War can’t erase Iran’s nuclear know-how: IAEA Chief

Washington: Military action has badly damaged Iran’s nuclear programme, but it cannot wipe out the knowledge, materials, and industrial capacity that could allow Tehran to rebuild, International Atomic Energy Agency Director-General Rafael Grossi said in an interview on Thursday.​

 

Grossi said the attacks had rolled back the programme “considerably,” but warned that key problems would remain once the fighting stops.
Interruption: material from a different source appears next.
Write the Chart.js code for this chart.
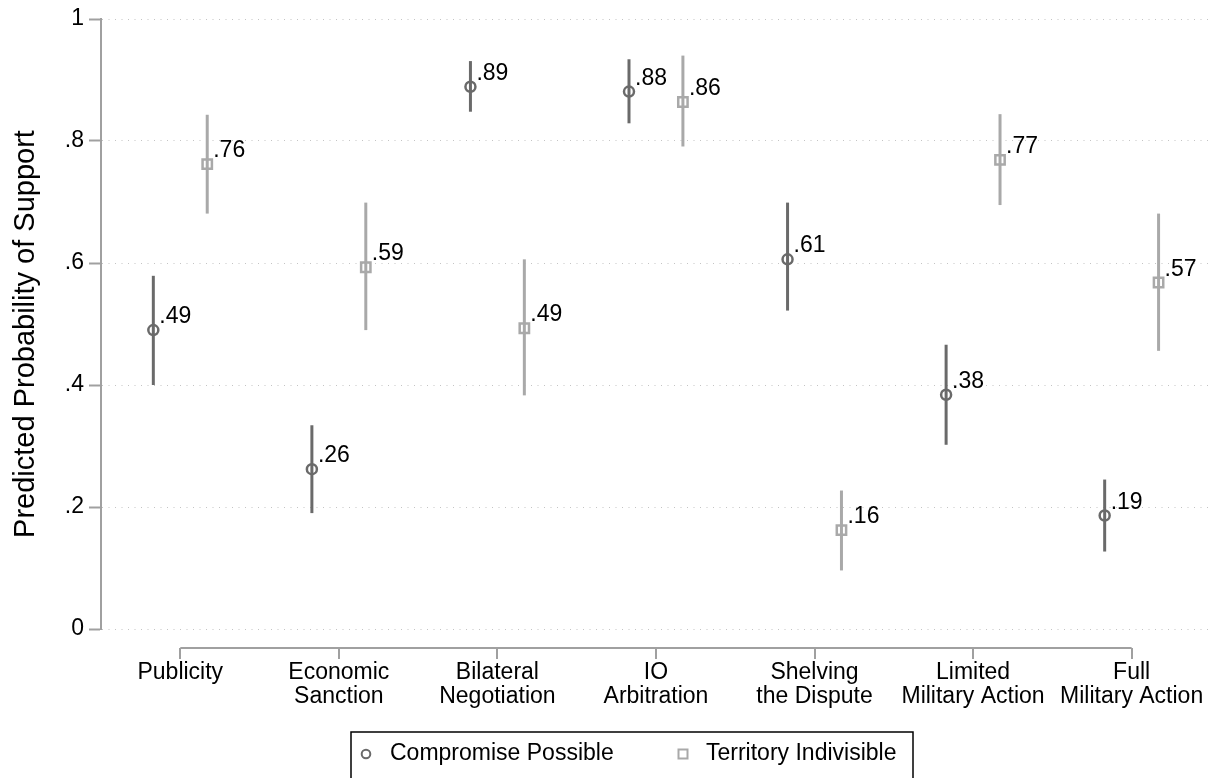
<!DOCTYPE html>
<html>
<head>
<meta charset="utf-8">
<script src="https://cdn.jsdelivr.net/npm/chart.js@4.4.1/dist/chart.umd.min.js"></script>
<style>
  html, body { margin: 0; padding: 0; background: #fff; }
</style>
</head>
<body>
<canvas id="myChart" width="1220" height="778"></canvas>
<script>
// data
var categories = [
    ['Publicity'],
    ['Economic', 'Sanction'],
    ['Bilateral', 'Negotiation'],
    ['IO', 'Arbitration'],
    ['Shelving', 'the Dispute'],
    ['Limited', 'Military Action'],
    ['Full', 'Military Action']
];
var compEst = [0.490, 0.262, 0.889, 0.881, 0.606, 0.384, 0.186];
var compLo  = [0.400, 0.190, 0.848, 0.829, 0.522, 0.302, 0.127];
var compHi  = [0.579, 0.334, 0.931, 0.934, 0.699, 0.466, 0.245];
var terrEst = [0.762, 0.593, 0.493, 0.864, 0.162, 0.769, 0.568];
var terrLo  = [0.681, 0.490, 0.383, 0.791, 0.096, 0.695, 0.456];
var terrHi  = [0.843, 0.699, 0.606, 0.940, 0.227, 0.844, 0.681];
var yTickLabels = ['0', '.2', '.4', '.6', '.8', '1'];
var yTitle = 'Predicted Probability of Support';

var FONT = "'Liberation Sans', Arial, Helvetica, sans-serif";
var DARK = '#6a6a6a';
var LIGHT = '#a9a9a9';
var AXIS = '#a0a0a0';
var SHIFT = 0.17; // horizontal dodge of the two groups

function fmt(v) {
    var s = v.toFixed(2);
    return s.charAt(0) === '0' ? s.slice(1) : s;
}

var compPts = compEst.map(function(v, i) { return {x: i + 1 - SHIFT, y: v}; });
var terrPts = terrEst.map(function(v, i) { return {x: i + 1 + SHIFT, y: v}; });
var compCI = compLo.map(function(v, i) { return {x: i + 1 - SHIFT, y: [v, compHi[i]]}; });
var terrCI = terrLo.map(function(v, i) { return {x: i + 1 + SHIFT, y: [v, terrHi[i]]}; });

// value labels next to the markers
var pointLabels = {
    id: 'pointLabels',
    afterDatasetsDraw: function(chart) {
        var ctx = chart.ctx;
        ctx.save();
        ctx.font = '23px ' + FONT;
        ctx.fillStyle = '#000';
        ctx.textAlign = 'left';
        ctx.textBaseline = 'alphabetic';
        chart.data.datasets.forEach(function(ds, di) {
            if (ds.type !== 'scatter') return;
            chart.getDatasetMeta(di).data.forEach(function(pt, i) {
                ctx.fillText(fmt(ds.data[i].y), pt.x + 6, pt.y - 7);
            });
        });
        ctx.restore();
    }
};

// stata style x axis: detached line with ticks, y title, boxed legend
var extras = {
    id: 'extras',
    afterDraw: function(chart) {
        var ctx = chart.ctx;
        var xs = chart.scales.x;
        var yAx = chart.chartArea.bottom + 19;
        var x0 = xs.getPixelForValue(1);
        var x1 = xs.getPixelForValue(categories.length);
        ctx.save();
        ctx.strokeStyle = AXIS;
        ctx.lineWidth = 2;
        ctx.beginPath();
        ctx.moveTo(x0, yAx);
        ctx.lineTo(x1, yAx);
        for (var i = 0; i < categories.length; i++) {
            var px = Math.round(xs.getPixelForValue(i + 1));
            ctx.moveTo(px, yAx);
            ctx.lineTo(px, yAx + 11);
        }
        ctx.stroke();

        // y axis title
        ctx.save();
        ctx.translate(26, 334);
        ctx.rotate(-Math.PI / 2);
        ctx.font = '29px ' + FONT;
        ctx.fillStyle = '#000';
        ctx.textAlign = 'center';
        ctx.textBaseline = 'middle';
        ctx.fillText(yTitle, 0, 0);
        ctx.restore();

        // legend
        ctx.strokeStyle = '#000';
        ctx.lineWidth = 1.5;
        ctx.strokeRect(351, 732, 562, 70);
        ctx.font = '23px ' + FONT;
        ctx.fillStyle = '#000';
        ctx.textBaseline = 'middle';
        ctx.textAlign = 'left';
        var ly = 754;
        ctx.strokeStyle = DARK;
        ctx.lineWidth = 2;
        ctx.beginPath();
        ctx.arc(366, ly, 4.3, 0, Math.PI * 2);
        ctx.stroke();
        ctx.fillText(chart.data.datasets[0].label, 390, ly);
        ctx.strokeStyle = LIGHT;
        ctx.strokeRect(678.5, ly - 4.5, 9, 9);
        ctx.fillText(chart.data.datasets[1].label, 706, ly);
        ctx.restore();
    }
};

var ctx = document.getElementById('myChart').getContext('2d');
var myChart = new Chart(ctx, {
    type: 'scatter',
    data: {
        datasets: [
            {
                type: 'scatter',
                label: 'Compromise Possible',
                data: compPts,
                pointStyle: 'circle',
                pointRadius: 5,
                pointBorderWidth: 2.5,
                pointBorderColor: DARK,
                pointBackgroundColor: 'rgba(0,0,0,0)',
                order: 0
            },
            {
                type: 'scatter',
                label: 'Territory Indivisible',
                data: terrPts,
                pointStyle: 'rect',
                pointRadius: 6.6,
                pointBorderWidth: 2.5,
                pointBorderColor: LIGHT,
                pointBackgroundColor: 'rgba(0,0,0,0)',
                order: 0
            },
            {
                type: 'bar',
                label: 'ci1',
                data: compCI,
                backgroundColor: DARK,
                borderWidth: 0,
                grouped: false,
                maxBarThickness: 3,
                order: 1
            },
            {
                type: 'bar',
                label: 'ci2',
                data: terrCI,
                backgroundColor: LIGHT,
                borderWidth: 0,
                grouped: false,
                maxBarThickness: 3,
                order: 1
            }
        ]
    },
    options: {
        responsive: false,
        animation: false,
        events: [],
        layout: {padding: {top: 19, right: 8, left: 0, bottom: 0}},
        plugins: {
            legend: {display: false},
            tooltip: {enabled: false}
        },
        scales: {
            x: {
                type: 'linear',
                min: 0.5,
                max: categories.length + 0.5,
                offset: false,
                grid: {display: false, drawTicks: false, offset: false},
                border: {display: false},
                afterBuildTicks: function(scale) {
                    scale.ticks = categories.map(function(c, i) { return {value: i + 1}; });
                },
                afterFit: function(scale) {
                    scale.height = 149;
                    scale.paddingLeft = 0;
                    scale.paddingRight = 0;
                },
                ticks: {
                    autoSkip: false,
                    maxRotation: 0,
                    padding: 31,
                    color: '#000',
                    font: {family: FONT, size: 23, lineHeight: 1.06},
                    callback: function(v) { return categories[Math.round(v) - 1]; }
                }
            },
            y: {
                type: 'linear',
                min: 0,
                max: 1,
                afterFit: function(scale) { scale.width = 101; },
                grid: {
                    color: '#c4c4c4',
                    lineWidth: 1,
                    tickColor: AXIS,
                    tickLength: 12,
                    tickWidth: 2,
                    tickBorderDash: []
                },
                border: {display: true, color: AXIS, width: 2, dash: [1, 5.5]},
                ticks: {
                    stepSize: 0.2,
                    padding: 5,
                    color: '#000',
                    font: {family: FONT, size: 23},
                    callback: function(v, i) { return yTickLabels[i]; }
                }
            }
        }
    },
    plugins: [pointLabels, extras]
});
</script>
</body>
</html>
“One cannot deny that this has really rolled back the program considerably,” he said. But he added that “once the military effort comes to an end, we will still inherit several major issues.”​

Chief among them, he said, is Iran’s stockpile of uranium enriched to 60 per cent. That level is close to weapons-grade.​

“That is going to still be where it is,” Grossi said, adding that in some cases it could be “under the rubble, and in some cases no rubble.”​

He also said some infrastructure and equipment may have survived the attacks, even if damaged. The full picture, he said, will only be clear when IAEA inspectors return to the sites.​

Grossi drew a sharp line between physical destruction and scientific capability.​

“You can’t unlearn what you’ve learned,” he said, noting that Iran now has “the most sophisticated, fast and efficient machine that exists” and knows how to make it.​

He said the centrifuge programme could be rebuilt because it depends on industrial and metallurgical skills that are hard to erase. “This capability exists,” he said.​

Grossi also cautioned against claims that war alone could end Iran’s nuclear ambitions.​

“I would say any war,” he said, before adding that only a catastrophic nuclear war could destroy such a programme “in an unfathomable way, which we hope, of course, will never be the case.”​

He said Iran’s nuclear file still requires an agreed international framework and renewed inspections. “We still need to find a framework, an agreed framework, that is going to provide us with the necessary visibility and sense of a clear idea of where they are, where they want to go,” he said.​

Grossi said the IAEA had not observed major Iranian efforts to resume enrichment activity during the current military campaign. “We don’t see major activity, which is logical,” he said. But he stressed that the absence of visible activity does not mean the threat is gone.​

“A lot still has survived,” he said. “They have the capabilities, they have the knowledge, they have the industrial ability to do that.”​

He also said recovering or removing enriched material would be highly difficult. The material is stored in cylinders containing uranium hexafluoride gas enriched to 60 per cent.​

“It is very difficult to handle,” he said, calling any such operation “very challenging.”​

Grossi said he has been in contact with officials in Washington and with Iran, and hopes inspectors can return once conditions allow. Iran, he noted, remains bound by treaty obligations under the Nuclear Non-Proliferation Treaty.​

He said diplomacy remains essential despite the war. “For a durable, long-standing solution, we will have to see each other again around the table,” he said.​

Iran’s nuclear programme has long been at the centre of tensions with the United States, Israel and European powers. ​

The 2015 nuclear deal, known as the JCPOA, had placed limits on Iran’s enrichment activities, but that framework steadily weakened after the U.S. withdrawal and subsequent escalation between Tehran and the West.​

The IAEA has for years raised concerns over unanswered questions, restricted access and undeclared nuclear material. ​

Grossi has repeatedly argued that inspections, verification and diplomacy remain the only sustainable tools for establishing what Iran has, what it can rebuild and where its programme is headed.